Think of all the illusions about the National Football League that the revelations of a bounty program in New Orleans shatter. Think of all the silly pretensions those revelations deflate. The preposterous prayer circles at midfield. The weepy tinpot patriotism of the flyovers and the martial music. The dime-store Americanism that's draped on anything that moves. The suffocating corporate miasma that attends everything the league does — from the groaning buffet tables at the Super Bowl to the Queegish fascination with headbands and sock lengths while teams are paying "bounties" to tee up the stars of your game so they don't get to play anymore. What we have here now is the face of organized savagery, plain and simple, and no amount of commercials showing happy kids cavorting with your dinged-up superstars can ameliorate any of that.Okay, should you say it, or should I? Charles Pierce, just shut the f*** up, already.
Which is why Roger Goodell is going to land on the Saints, and on their coaches, as hard as he possibly can. It's not so much that they allegedly paid players to injure other players. That's just the public-relations side of the punishment to come. Goodell can see the day when one of these idiotic bounty programs gets somebody horribly maimed or even killed, and he can see even more clearly the limitless vista of lawsuits that would proceed from such an event.
We may well be reaching something of a tipping point in our relationship with our true national pastime. Football was always a deal we made with ourselves. We adopted it for its brutality, which was embedded in a context that happened to be perfectly suited to television and to gambling, but which we could convince ourselves was only incidental to our enjoyment because it was only incidental to the game itself. But the players got bigger, and even the unsolicited hits got louder, and the damage to the athletes soon became too obvious to ignore.
Football players know their sport is full of risks. They get paid handsomely to participate. And they can goddamn QUIT any time they please and go work a nice safe desk job for the rest of their life.
The notion that we are somehow savagely running entire generations of our best and brightest minds into a meatgrinder of irreparable harm is just bullshit.
We're not.
And since when did it become fashionable to start rooting like mad for bullshit lawsuits? I've never seen anything like it. "Ohhh, just wait until you see the lawsuits!" Screw the lawyers. Most of them are going to waste their clients money, and lose their ass in front of a jury.
Everyone brings up the unfortunate handful of guys like Conrad Dobler and his 11 knee surgeries. Hey, I got news for ya. Dobler was a malicious asshole himself on the field, who once BIT the finger of Vikings opponent Doug Sutherland.

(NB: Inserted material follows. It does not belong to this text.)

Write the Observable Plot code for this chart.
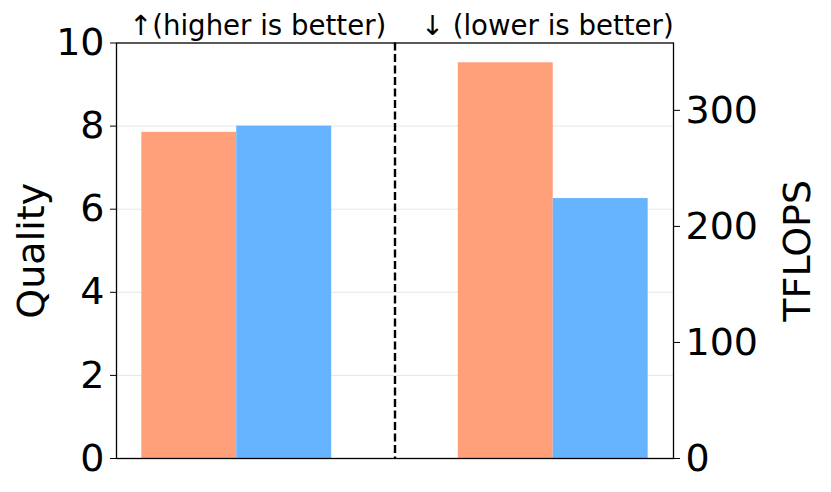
<!DOCTYPE html>
<html><head><meta charset="utf-8">
<script src="https://cdn.jsdelivr.net/npm/d3@7"></script>
<script src="https://cdn.jsdelivr.net/npm/@observablehq/plot@0.6"></script>
<style>
body{margin:0;background:#fff;}
#chart{position:relative;width:831px;height:492px;}
#chart > svg{position:absolute;left:0;top:0;}
</style></head><body><div id="chart"></div>
<script>
// ---- data ----
const series = ["Baseline", "Ours"];
const seriesColors = ["#FFA07A", "#66B3FF"];
const qualityValues = [7.85, 8.0];
const tflopsValues = [341, 224];
const qualityTicks = [0, 2, 4, 6, 8, 10];
const tflopsTicks = [0, 100, 200, 300];
const annotations = ["↑(higher is better)", "↓ (lower is better)"];

// ---- layout ----
const W = 831, H = 492;
const margins = {marginLeft: 116, marginRight: 158, marginTop: 42.5, marginBottom: 34};
const xDomain = [-0.38, 1.38];
const barWidth = 0.3;
const annX = [0.066, 0.981];
const font = "DejaVu Sans";
const style = {fontFamily: font, fontSize: "38px", background: "transparent", overflow: "visible", color: "black"};

const qualityData = series.map((s, i) => ({series: s, value: qualityValues[i], x1: 0 + (i - 1) * barWidth, x2: 0 + i * barWidth}));
const tflopsData = series.map((s, i) => ({series: s, value: tflopsValues[i], x1: 1 + (i - 1) * barWidth, x2: 1 + i * barWidth}));
const tflopsMax = d3.max(tflopsValues) * 1.05;

const p1 = Plot.plot({
  width: W, height: H, ...margins,
  x: {domain: xDomain, axis: null},
  y: {domain: [0, 10], axis: null},
  color: {domain: series, range: seriesColors},
  style,
  marks: [
    Plot.gridY(qualityTicks.slice(1, -1), {stroke: "#e6e6e6", strokeOpacity: 1, strokeWidth: 1}),
    Plot.rectY(qualityData, {x1: "x1", x2: "x2", y1: 0, y2: "value", fill: "series"}),
    Plot.ruleX([0.5], {stroke: "black", strokeWidth: 2.4, strokeDasharray: "8,3.5"}),
    Plot.axisY(qualityTicks, {anchor: "left", tickSize: 6, tickPadding: 6, fontSize: 38, label: null}),
    Plot.text(["Quality"], {frameAnchor: "left", textAnchor: "middle", dx: -85, rotate: -90, fontSize: 38}),
    Plot.text(annotations, {x: annX, frameAnchor: "top", lineAnchor: "bottom", dy: -8, fontSize: 27.6})
  ]
});

const p2 = Plot.plot({
  width: W, height: H, ...margins,
  x: {domain: xDomain, axis: null},
  y: {domain: [0, tflopsMax], axis: null},
  color: {domain: series, range: seriesColors},
  style,
  marks: [
    Plot.rectY(tflopsData, {x1: "x1", x2: "x2", y1: 0, y2: "value", fill: "series"}),
    Plot.axisY(tflopsTicks, {anchor: "right", tickSize: 6, tickPadding: 6, fontSize: 38, label: null}),
    Plot.text(["TFLOPS"], {frameAnchor: "right", textAnchor: "middle", dx: 124, rotate: -90, fontSize: 38}),
    Plot.frame({stroke: "black", strokeWidth: 1.3})
  ]
});

const root = document.getElementById("chart");
root.appendChild(p1);
root.appendChild(p2);
</script></body></html>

So fuck Dobler and his knees. Nobody told him he had to play 10 fucking seasons in the NFL. HE CHOSE TO DO THAT! What a dick. What's next? A lawsuit saying the NFL didn't properly advise players about how utterly shitty knee operations were in the 1970's?
All this dribble from people saying how mommies and daddies aren't going to let their kids play football now, may be somewhat true at the comfortable suburban level. But who cares? Those kids generally suck. There's absolutely ZERO chance that an inner city kid who can run a 4-fucking-nothing 40, who loves the attention and hot chicks that playing football brings in high school, will allow his mommy or anybody take his football from him.
Ditto for the farm boy lineman in Iowa, who grew up running a tractor at dawn at 9 years old, for a dad who is 78 and still working from sun up to sun down. That kid might have had his head kicked in by an unruly horse. That kid is always going to play football.
If we need more legal documents and waivers of liability. Done and done.
If pro players want to sit themselves down for 4 games after every concussion, go ahead.
We're going to make much better helmets. All levels of football will crack down on intentional helmet shots. And there will be a concussion policy, and an understanding by everyone who plays: you can walk away any time. But you know the risks.
Everything else, we can stitch, tape, fuse, or re-attach.
And we are going to play awesome, hard nosed, smash mouth, blow-that-fucker-up football from now until we're over-run by Communist China.
That, or the singularity delivers us even better Robot Football.
Until then, Charles P. Pierce and his ilk, should be banned from ever watching another football game. Put your eyeballs and TV set, where your weepy heart is, pal.